[start]

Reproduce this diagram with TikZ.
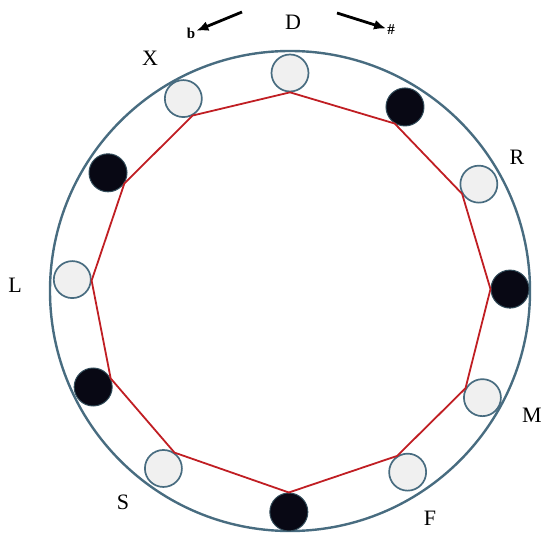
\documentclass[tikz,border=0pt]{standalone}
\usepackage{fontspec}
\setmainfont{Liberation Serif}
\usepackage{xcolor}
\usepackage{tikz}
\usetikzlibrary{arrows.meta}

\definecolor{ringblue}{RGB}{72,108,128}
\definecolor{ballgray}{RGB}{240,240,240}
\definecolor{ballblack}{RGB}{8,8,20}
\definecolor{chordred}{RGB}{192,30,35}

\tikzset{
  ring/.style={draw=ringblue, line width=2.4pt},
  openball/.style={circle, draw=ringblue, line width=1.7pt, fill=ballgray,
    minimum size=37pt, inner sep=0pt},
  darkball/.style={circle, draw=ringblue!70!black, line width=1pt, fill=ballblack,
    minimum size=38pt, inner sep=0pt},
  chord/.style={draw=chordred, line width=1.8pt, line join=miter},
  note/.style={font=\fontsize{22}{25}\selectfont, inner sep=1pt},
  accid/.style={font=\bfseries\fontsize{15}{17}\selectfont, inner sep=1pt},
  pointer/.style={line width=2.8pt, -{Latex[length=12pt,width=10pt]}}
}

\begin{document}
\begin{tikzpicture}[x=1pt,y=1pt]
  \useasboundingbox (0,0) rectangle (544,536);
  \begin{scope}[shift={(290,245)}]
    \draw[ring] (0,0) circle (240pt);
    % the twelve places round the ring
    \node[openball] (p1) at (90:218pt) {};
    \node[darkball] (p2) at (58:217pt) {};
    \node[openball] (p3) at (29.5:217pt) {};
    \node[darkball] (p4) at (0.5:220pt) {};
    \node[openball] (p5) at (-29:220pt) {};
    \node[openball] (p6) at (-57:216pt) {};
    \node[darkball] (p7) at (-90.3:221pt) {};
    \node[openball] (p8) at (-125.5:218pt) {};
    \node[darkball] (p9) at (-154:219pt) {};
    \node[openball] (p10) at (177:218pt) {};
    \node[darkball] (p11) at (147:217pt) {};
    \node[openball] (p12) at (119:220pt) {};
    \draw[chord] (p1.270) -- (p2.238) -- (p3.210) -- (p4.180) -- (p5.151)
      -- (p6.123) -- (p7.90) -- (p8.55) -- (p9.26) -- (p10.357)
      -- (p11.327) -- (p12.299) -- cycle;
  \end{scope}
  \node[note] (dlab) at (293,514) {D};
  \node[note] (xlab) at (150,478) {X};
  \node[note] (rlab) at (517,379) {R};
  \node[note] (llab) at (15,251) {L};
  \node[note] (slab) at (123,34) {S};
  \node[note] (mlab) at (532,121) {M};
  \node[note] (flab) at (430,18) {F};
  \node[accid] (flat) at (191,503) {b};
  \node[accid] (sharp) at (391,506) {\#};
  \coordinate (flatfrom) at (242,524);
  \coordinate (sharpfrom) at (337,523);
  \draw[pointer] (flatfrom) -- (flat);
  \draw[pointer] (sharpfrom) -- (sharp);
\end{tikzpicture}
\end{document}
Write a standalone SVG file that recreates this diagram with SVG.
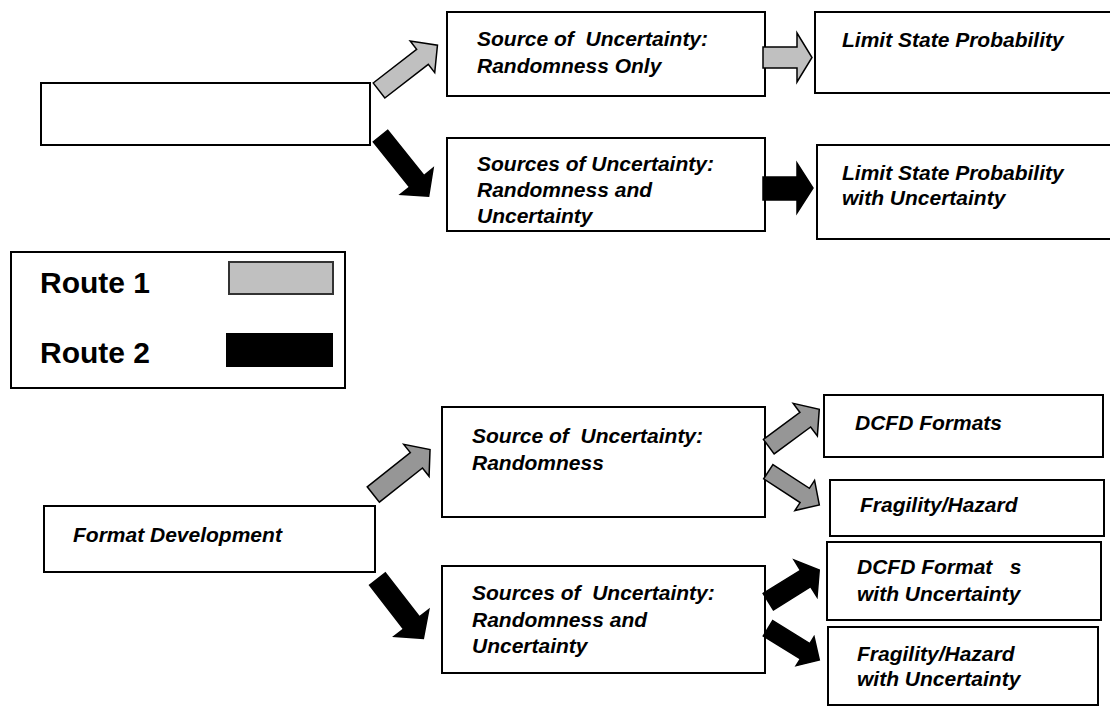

[end]

WHAT TO DO
Extract each line holding the string "diagram".

EXERCISE RESPONSE
Reproduce this diagram with TikZ.
Write a standalone SVG file that recreates this diagram with SVG.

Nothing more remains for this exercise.